*** EXERCISE INPUT

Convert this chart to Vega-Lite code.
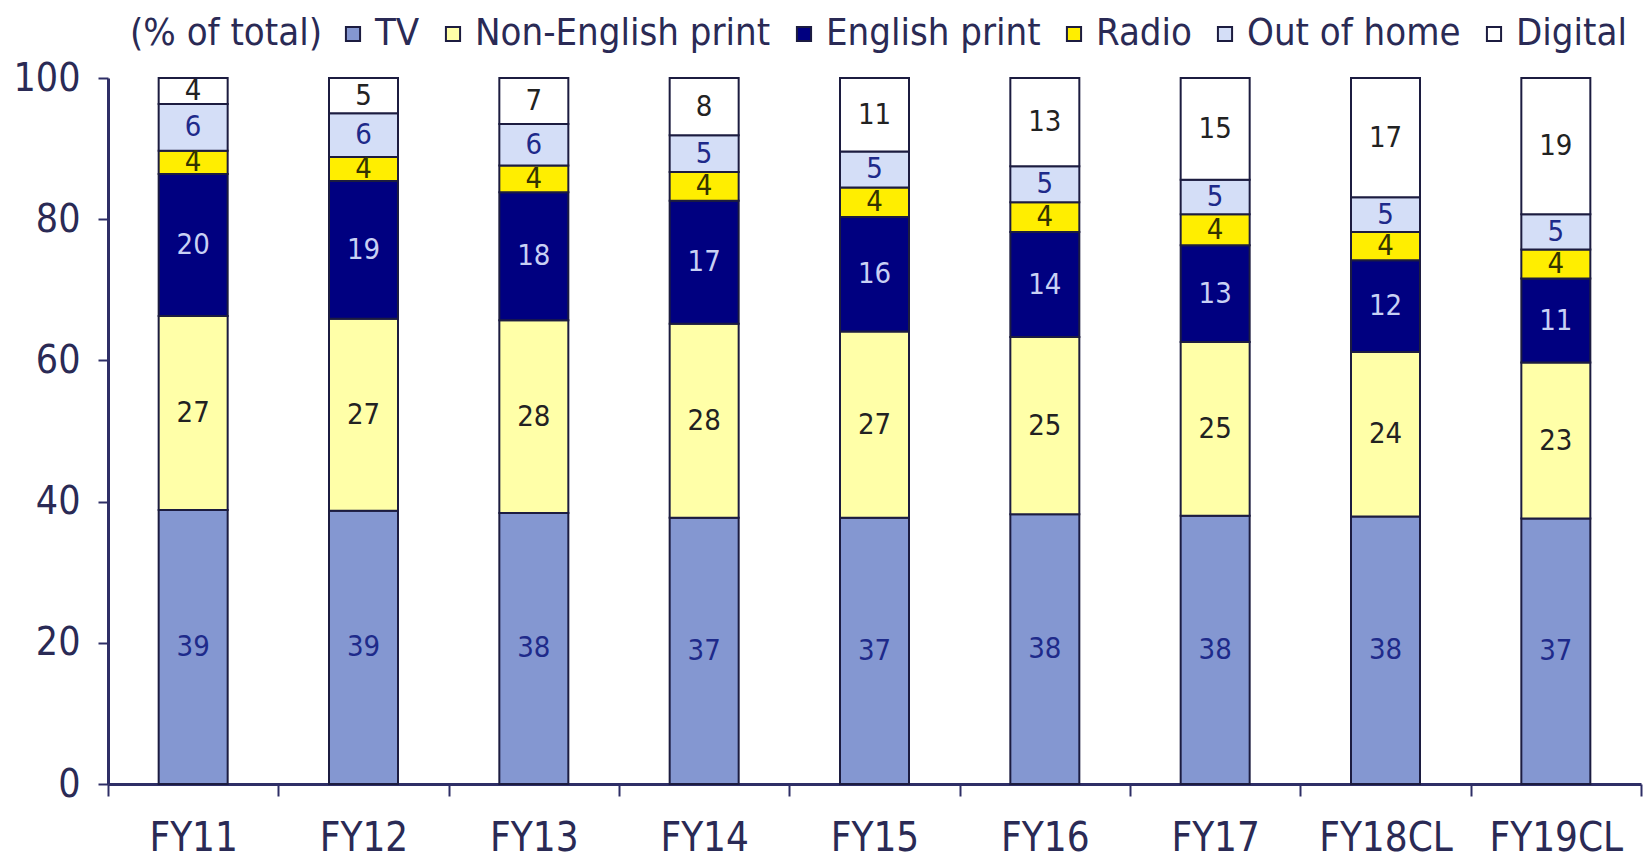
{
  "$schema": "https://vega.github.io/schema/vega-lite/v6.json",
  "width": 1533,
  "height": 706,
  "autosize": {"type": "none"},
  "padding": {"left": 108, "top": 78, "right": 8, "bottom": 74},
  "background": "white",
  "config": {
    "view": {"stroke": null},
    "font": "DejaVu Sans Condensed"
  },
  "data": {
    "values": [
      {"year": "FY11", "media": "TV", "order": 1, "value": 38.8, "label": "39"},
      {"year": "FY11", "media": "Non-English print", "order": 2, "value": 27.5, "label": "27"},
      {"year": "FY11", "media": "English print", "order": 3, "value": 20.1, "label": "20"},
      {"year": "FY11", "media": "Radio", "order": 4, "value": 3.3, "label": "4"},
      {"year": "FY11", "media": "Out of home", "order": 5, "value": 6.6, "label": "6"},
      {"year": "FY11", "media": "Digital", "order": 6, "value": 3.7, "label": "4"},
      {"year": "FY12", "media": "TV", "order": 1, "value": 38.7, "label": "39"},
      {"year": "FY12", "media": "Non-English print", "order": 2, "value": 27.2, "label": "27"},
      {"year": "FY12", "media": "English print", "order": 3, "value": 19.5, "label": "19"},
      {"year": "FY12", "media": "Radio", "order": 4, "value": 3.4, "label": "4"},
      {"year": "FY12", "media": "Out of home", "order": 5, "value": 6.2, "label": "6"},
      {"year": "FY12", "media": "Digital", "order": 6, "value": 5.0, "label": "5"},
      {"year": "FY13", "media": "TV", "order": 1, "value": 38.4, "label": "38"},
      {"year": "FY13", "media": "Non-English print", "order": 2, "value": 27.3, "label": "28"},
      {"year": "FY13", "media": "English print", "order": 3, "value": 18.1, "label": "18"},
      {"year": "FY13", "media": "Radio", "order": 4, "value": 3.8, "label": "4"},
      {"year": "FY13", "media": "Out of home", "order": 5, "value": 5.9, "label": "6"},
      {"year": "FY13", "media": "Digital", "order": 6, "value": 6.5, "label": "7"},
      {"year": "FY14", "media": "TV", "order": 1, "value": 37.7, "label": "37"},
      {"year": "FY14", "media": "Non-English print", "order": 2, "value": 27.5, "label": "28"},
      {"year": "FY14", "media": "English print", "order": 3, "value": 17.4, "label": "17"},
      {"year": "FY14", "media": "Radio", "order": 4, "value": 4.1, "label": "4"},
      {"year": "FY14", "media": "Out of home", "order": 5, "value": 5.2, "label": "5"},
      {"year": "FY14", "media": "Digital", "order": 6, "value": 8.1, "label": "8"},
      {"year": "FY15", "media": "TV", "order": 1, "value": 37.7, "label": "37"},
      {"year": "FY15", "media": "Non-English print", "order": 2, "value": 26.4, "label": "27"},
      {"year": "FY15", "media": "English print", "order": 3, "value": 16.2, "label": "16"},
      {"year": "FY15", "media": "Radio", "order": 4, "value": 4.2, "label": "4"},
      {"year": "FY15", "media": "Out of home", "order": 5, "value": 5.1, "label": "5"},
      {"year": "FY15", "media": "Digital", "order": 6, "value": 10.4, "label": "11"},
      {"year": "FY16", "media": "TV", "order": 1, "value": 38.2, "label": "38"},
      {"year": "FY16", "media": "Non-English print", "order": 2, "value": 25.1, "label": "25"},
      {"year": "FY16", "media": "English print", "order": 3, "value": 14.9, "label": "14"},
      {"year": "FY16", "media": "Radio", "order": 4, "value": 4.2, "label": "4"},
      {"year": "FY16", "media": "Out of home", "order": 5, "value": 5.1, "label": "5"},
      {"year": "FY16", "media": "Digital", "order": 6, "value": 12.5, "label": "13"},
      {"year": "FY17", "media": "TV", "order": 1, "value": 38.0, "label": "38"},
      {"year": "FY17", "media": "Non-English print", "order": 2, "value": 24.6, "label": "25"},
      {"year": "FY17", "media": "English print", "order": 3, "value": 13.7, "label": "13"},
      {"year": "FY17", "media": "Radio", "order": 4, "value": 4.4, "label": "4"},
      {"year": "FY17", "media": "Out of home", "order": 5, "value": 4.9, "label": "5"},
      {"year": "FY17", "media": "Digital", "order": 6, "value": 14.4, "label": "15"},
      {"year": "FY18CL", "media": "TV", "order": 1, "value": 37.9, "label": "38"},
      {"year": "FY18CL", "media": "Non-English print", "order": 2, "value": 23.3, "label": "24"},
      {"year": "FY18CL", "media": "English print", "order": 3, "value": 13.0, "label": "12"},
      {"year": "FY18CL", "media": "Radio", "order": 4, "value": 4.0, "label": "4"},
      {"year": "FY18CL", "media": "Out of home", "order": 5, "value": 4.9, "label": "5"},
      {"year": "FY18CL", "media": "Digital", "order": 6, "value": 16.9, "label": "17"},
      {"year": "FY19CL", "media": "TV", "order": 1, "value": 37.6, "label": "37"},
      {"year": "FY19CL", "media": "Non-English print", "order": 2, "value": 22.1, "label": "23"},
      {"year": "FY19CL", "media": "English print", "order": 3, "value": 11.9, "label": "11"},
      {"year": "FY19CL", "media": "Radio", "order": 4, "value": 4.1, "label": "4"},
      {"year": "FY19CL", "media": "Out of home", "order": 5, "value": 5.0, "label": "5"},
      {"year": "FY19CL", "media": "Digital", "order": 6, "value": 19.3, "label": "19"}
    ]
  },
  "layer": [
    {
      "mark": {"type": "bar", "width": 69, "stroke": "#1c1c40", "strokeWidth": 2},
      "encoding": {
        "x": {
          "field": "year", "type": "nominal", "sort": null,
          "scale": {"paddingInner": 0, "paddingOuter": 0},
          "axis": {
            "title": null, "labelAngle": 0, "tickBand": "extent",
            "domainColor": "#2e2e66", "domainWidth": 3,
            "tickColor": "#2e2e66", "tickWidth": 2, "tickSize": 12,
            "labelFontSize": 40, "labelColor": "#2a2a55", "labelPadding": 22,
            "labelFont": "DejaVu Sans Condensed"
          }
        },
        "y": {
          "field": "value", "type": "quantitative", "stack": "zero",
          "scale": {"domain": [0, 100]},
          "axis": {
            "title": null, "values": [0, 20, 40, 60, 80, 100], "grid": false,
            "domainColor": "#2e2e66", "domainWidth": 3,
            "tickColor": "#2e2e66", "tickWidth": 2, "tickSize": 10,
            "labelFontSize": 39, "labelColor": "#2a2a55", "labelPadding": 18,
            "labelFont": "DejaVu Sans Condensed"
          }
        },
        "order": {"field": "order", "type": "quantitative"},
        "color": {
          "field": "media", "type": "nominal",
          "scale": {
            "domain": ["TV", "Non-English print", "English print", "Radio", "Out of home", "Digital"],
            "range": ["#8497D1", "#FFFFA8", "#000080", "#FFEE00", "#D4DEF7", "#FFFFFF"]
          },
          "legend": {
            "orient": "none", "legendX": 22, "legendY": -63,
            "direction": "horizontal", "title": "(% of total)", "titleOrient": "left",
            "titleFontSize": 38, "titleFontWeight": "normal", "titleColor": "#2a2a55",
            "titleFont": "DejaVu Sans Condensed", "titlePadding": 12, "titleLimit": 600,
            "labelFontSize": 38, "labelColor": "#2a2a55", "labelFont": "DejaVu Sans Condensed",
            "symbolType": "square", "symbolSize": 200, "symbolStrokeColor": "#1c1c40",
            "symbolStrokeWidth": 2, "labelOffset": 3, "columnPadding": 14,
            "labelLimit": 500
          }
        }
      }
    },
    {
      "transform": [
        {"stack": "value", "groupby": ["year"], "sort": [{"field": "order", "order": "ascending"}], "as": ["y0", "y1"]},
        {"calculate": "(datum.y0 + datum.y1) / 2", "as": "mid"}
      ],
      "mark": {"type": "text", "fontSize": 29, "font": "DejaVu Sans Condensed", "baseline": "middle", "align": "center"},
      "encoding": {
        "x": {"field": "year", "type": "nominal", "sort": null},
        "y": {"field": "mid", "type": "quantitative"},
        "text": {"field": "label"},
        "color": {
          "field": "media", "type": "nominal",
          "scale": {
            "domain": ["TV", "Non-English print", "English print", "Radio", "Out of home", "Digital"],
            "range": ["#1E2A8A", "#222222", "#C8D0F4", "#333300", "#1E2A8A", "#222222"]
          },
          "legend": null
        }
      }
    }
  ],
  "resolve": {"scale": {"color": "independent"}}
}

******
*** EXERCISE INPUT

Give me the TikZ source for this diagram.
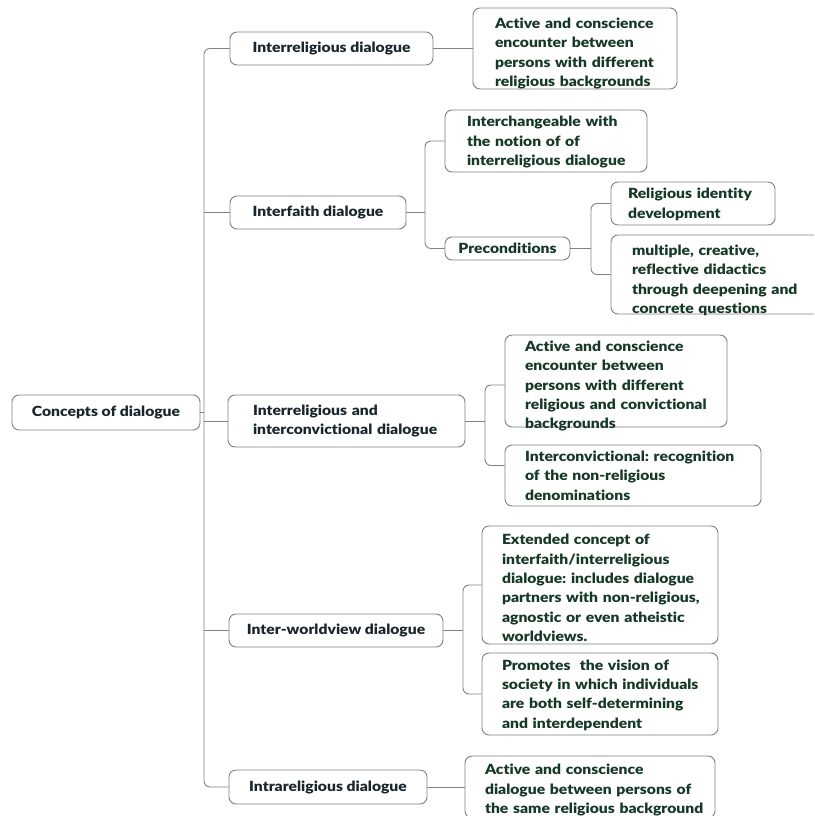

******

EXERCISE REQUIREMENTS:
List every line from the entries above in which "this" appears.

EXERCISE OUTPUT:
Convert this chart to Vega-Lite code.
Give me the TikZ source for this diagram.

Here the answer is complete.